Return every line below as is, leaving out the pictures.

Begin

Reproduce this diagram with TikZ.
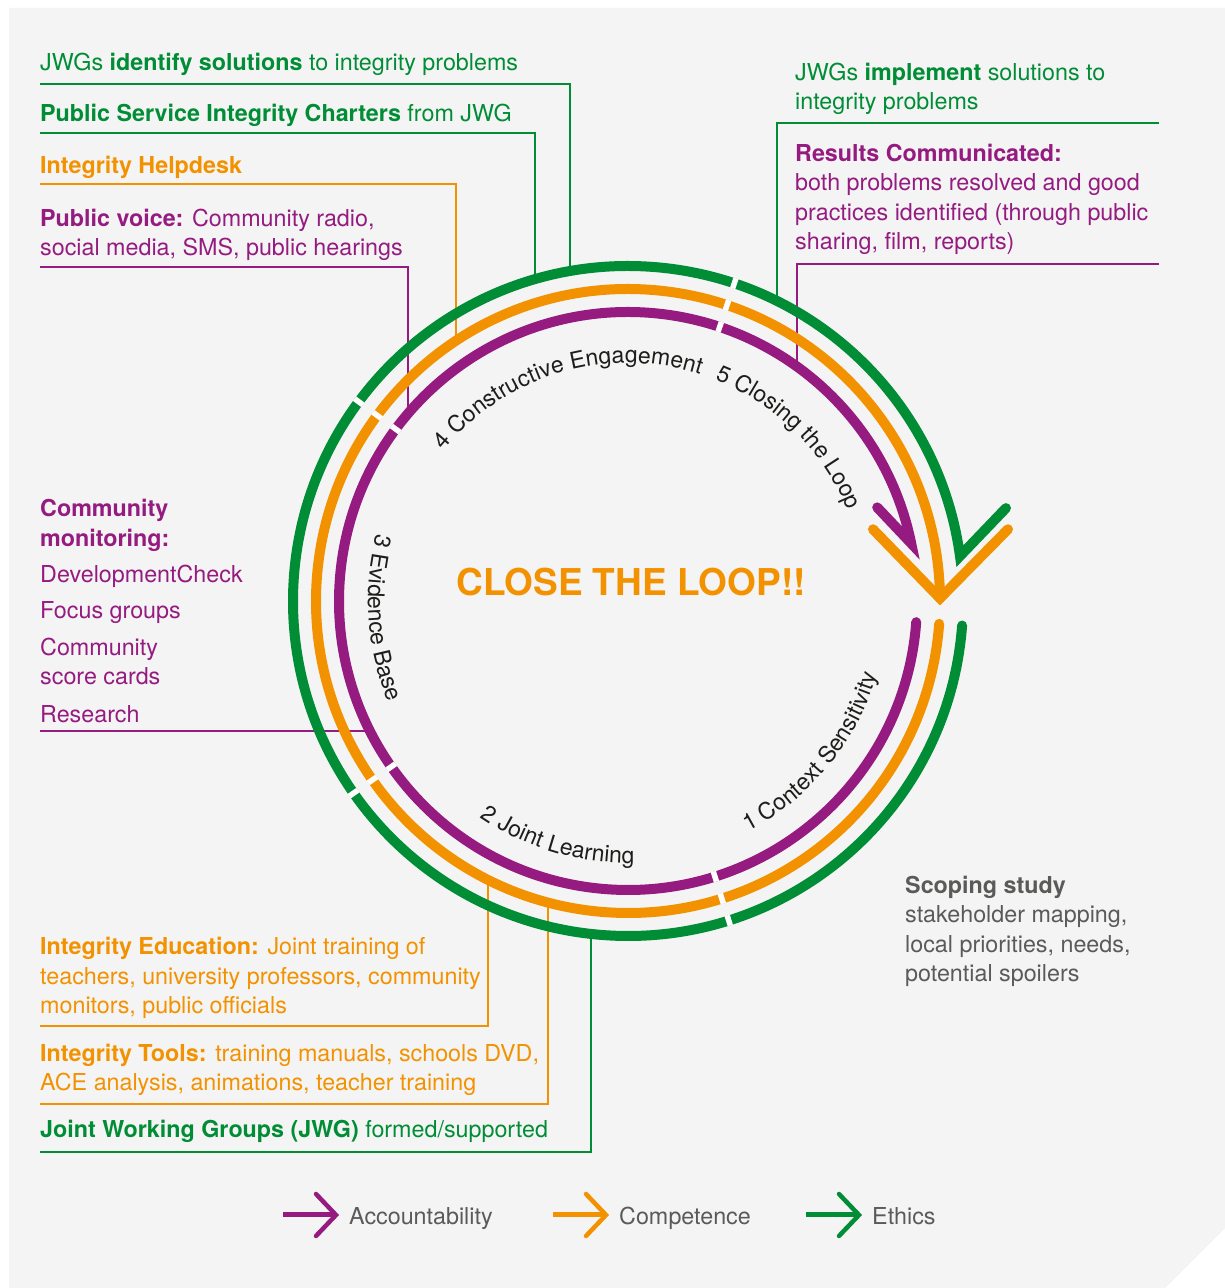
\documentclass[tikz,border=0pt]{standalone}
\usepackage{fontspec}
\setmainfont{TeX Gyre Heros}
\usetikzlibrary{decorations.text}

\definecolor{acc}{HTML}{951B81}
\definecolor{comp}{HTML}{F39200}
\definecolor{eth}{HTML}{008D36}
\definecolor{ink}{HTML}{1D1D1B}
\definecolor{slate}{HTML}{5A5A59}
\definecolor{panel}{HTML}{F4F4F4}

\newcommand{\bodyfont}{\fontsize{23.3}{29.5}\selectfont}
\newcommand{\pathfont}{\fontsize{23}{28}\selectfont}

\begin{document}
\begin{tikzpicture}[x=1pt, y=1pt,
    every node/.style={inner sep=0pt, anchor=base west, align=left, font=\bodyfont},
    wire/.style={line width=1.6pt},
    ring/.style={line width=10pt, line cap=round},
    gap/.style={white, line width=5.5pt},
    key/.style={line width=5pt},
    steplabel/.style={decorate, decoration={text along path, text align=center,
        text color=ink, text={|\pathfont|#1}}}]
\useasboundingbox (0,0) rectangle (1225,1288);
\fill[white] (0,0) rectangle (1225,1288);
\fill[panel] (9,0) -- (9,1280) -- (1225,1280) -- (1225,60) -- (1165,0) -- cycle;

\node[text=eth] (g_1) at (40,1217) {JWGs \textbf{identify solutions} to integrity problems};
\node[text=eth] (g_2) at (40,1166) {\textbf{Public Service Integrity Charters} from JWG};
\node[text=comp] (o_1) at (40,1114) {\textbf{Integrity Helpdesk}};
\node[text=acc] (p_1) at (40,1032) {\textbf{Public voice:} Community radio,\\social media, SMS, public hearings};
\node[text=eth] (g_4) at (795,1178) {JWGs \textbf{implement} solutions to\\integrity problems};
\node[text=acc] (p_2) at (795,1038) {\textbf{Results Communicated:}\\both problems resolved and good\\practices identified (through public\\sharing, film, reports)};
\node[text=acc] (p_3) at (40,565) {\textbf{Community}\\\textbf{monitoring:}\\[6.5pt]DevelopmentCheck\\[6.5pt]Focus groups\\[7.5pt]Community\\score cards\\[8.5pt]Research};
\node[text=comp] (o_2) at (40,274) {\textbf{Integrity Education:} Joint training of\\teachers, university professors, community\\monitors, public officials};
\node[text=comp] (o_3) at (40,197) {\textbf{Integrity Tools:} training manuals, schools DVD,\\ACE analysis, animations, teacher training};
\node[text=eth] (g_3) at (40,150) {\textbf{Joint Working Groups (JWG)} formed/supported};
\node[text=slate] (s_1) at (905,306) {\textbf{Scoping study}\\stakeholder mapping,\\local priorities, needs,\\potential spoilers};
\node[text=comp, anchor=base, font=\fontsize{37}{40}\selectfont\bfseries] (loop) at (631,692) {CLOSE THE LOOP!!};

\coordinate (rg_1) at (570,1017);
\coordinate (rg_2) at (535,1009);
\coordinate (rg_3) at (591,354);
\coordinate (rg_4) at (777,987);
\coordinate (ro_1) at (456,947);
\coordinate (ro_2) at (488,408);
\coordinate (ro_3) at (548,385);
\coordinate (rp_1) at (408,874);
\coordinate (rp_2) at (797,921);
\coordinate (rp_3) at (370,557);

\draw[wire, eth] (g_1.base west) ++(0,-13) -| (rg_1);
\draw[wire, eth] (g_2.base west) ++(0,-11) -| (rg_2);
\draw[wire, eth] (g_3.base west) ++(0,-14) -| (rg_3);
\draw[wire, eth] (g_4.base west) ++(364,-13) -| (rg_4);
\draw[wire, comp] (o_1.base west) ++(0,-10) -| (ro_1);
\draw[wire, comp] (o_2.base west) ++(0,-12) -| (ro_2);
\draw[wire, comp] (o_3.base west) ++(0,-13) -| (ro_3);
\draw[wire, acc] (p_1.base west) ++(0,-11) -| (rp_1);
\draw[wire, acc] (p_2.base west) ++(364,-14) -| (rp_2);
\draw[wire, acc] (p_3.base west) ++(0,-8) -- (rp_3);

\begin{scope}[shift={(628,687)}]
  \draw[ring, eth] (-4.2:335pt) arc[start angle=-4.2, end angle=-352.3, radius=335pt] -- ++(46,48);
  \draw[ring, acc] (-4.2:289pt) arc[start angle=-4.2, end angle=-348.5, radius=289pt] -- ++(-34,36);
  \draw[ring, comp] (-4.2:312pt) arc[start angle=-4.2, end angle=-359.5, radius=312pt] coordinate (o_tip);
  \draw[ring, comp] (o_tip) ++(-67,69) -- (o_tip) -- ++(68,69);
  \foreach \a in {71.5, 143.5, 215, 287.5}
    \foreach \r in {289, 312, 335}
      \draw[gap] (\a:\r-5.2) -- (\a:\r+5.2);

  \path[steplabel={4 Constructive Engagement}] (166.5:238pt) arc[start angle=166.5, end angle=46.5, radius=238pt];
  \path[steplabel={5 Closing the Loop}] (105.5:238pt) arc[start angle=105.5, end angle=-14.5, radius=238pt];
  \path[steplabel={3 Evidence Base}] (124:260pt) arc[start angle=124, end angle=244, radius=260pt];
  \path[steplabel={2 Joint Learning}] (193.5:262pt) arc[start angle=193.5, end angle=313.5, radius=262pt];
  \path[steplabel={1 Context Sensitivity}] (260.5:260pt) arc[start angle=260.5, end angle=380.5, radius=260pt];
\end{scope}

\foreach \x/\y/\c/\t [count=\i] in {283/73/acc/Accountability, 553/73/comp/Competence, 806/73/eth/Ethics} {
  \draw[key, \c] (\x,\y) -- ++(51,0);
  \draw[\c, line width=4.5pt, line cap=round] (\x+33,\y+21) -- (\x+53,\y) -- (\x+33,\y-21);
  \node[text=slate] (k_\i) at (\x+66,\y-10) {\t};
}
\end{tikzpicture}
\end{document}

End

- Correct response -
Reproduce this diagram with TikZ.
\documentclass[tikz,border=0pt]{standalone}
\usepackage{fontspec}
\setmainfont{TeX Gyre Heros}
\usetikzlibrary{decorations.text}

\definecolor{acc}{HTML}{951B81}
\definecolor{comp}{HTML}{F39200}
\definecolor{eth}{HTML}{008D36}
\definecolor{ink}{HTML}{1D1D1B}
\definecolor{slate}{HTML}{5A5A59}
\definecolor{panel}{HTML}{F4F4F4}

\newcommand{\bodyfont}{\fontsize{23.3}{29.5}\selectfont}
\newcommand{\pathfont}{\fontsize{23}{28}\selectfont}

\begin{document}
\begin{tikzpicture}[x=1pt, y=1pt,
    every node/.style={inner sep=0pt, anchor=base west, align=left, font=\bodyfont},
    wire/.style={line width=1.6pt},
    ring/.style={line width=10pt, line cap=round},
    gap/.style={white, line width=5.5pt},
    key/.style={line width=5pt},
    steplabel/.style={decorate, decoration={text along path, text align=center,
        text color=ink, text={|\pathfont|#1}}}]
\useasboundingbox (0,0) rectangle (1225,1288);
\fill[white] (0,0) rectangle (1225,1288);
\fill[panel] (9,0) -- (9,1280) -- (1225,1280) -- (1225,60) -- (1165,0) -- cycle;

\node[text=eth] (g_1) at (40,1217) {JWGs \textbf{identify solutions} to integrity problems};
\node[text=eth] (g_2) at (40,1166) {\textbf{Public Service Integrity Charters} from JWG};
\node[text=comp] (o_1) at (40,1114) {\textbf{Integrity Helpdesk}};
\node[text=acc] (p_1) at (40,1032) {\textbf{Public voice:} Community radio,\\social media, SMS, public hearings};
\node[text=eth] (g_4) at (795,1178) {JWGs \textbf{implement} solutions to\\integrity problems};
\node[text=acc] (p_2) at (795,1038) {\textbf{Results Communicated:}\\both problems resolved and good\\practices identified (through public\\sharing, film, reports)};
\node[text=acc] (p_3) at (40,565) {\textbf{Community}\\\textbf{monitoring:}\\[6.5pt]DevelopmentCheck\\[6.5pt]Focus groups\\[7.5pt]Community\\score cards\\[8.5pt]Research};
\node[text=comp] (o_2) at (40,274) {\textbf{Integrity Education:} Joint training of\\teachers, university professors, community\\monitors, public officials};
\node[text=comp] (o_3) at (40,197) {\textbf{Integrity Tools:} training manuals, schools DVD,\\ACE analysis, animations, teacher training};
\node[text=eth] (g_3) at (40,150) {\textbf{Joint Working Groups (JWG)} formed/supported};
\node[text=slate] (s_1) at (905,306) {\textbf{Scoping study}\\stakeholder mapping,\\local priorities, needs,\\potential spoilers};
\node[text=comp, anchor=base, font=\fontsize{37}{40}\selectfont\bfseries] (loop) at (631,692) {CLOSE THE LOOP!!};

\coordinate (rg_1) at (570,1017);
\coordinate (rg_2) at (535,1009);
\coordinate (rg_3) at (591,354);
\coordinate (rg_4) at (777,987);
\coordinate (ro_1) at (456,947);
\coordinate (ro_2) at (488,408);
\coordinate (ro_3) at (548,385);
\coordinate (rp_1) at (408,874);
\coordinate (rp_2) at (797,921);
\coordinate (rp_3) at (370,557);

\draw[wire, eth] (g_1.base west) ++(0,-13) -| (rg_1);
\draw[wire, eth] (g_2.base west) ++(0,-11) -| (rg_2);
\draw[wire, eth] (g_3.base west) ++(0,-14) -| (rg_3);
\draw[wire, eth] (g_4.base west) ++(364,-13) -| (rg_4);
\draw[wire, comp] (o_1.base west) ++(0,-10) -| (ro_1);
\draw[wire, comp] (o_2.base west) ++(0,-12) -| (ro_2);
\draw[wire, comp] (o_3.base west) ++(0,-13) -| (ro_3);
\draw[wire, acc] (p_1.base west) ++(0,-11) -| (rp_1);
\draw[wire, acc] (p_2.base west) ++(364,-14) -| (rp_2);
\draw[wire, acc] (p_3.base west) ++(0,-8) -- (rp_3);

\begin{scope}[shift={(628,687)}]
  \draw[ring, eth] (-4.2:335pt) arc[start angle=-4.2, end angle=-352.3, radius=335pt] -- ++(46,48);
  \draw[ring, acc] (-4.2:289pt) arc[start angle=-4.2, end angle=-348.5, radius=289pt] -- ++(-34,36);
  \draw[ring, comp] (-4.2:312pt) arc[start angle=-4.2, end angle=-359.5, radius=312pt] coordinate (o_tip);
  \draw[ring, comp] (o_tip) ++(-67,69) -- (o_tip) -- ++(68,69);
  \foreach \a in {71.5, 143.5, 215, 287.5}
    \foreach \r in {289, 312, 335}
      \draw[gap] (\a:\r-5.2) -- (\a:\r+5.2);

  \path[steplabel={4 Constructive Engagement}] (166.5:238pt) arc[start angle=166.5, end angle=46.5, radius=238pt];
  \path[steplabel={5 Closing the Loop}] (105.5:238pt) arc[start angle=105.5, end angle=-14.5, radius=238pt];
  \path[steplabel={3 Evidence Base}] (124:260pt) arc[start angle=124, end angle=244, radius=260pt];
  \path[steplabel={2 Joint Learning}] (193.5:262pt) arc[start angle=193.5, end angle=313.5, radius=262pt];
  \path[steplabel={1 Context Sensitivity}] (260.5:260pt) arc[start angle=260.5, end angle=380.5, radius=260pt];
\end{scope}

\foreach \x/\y/\c/\t [count=\i] in {283/73/acc/Accountability, 553/73/comp/Competence, 806/73/eth/Ethics} {
  \draw[key, \c] (\x,\y) -- ++(51,0);
  \draw[\c, line width=4.5pt, line cap=round] (\x+33,\y+21) -- (\x+53,\y) -- (\x+33,\y-21);
  \node[text=slate] (k_\i) at (\x+66,\y-10) {\t};
}
\end{tikzpicture}
\end{document}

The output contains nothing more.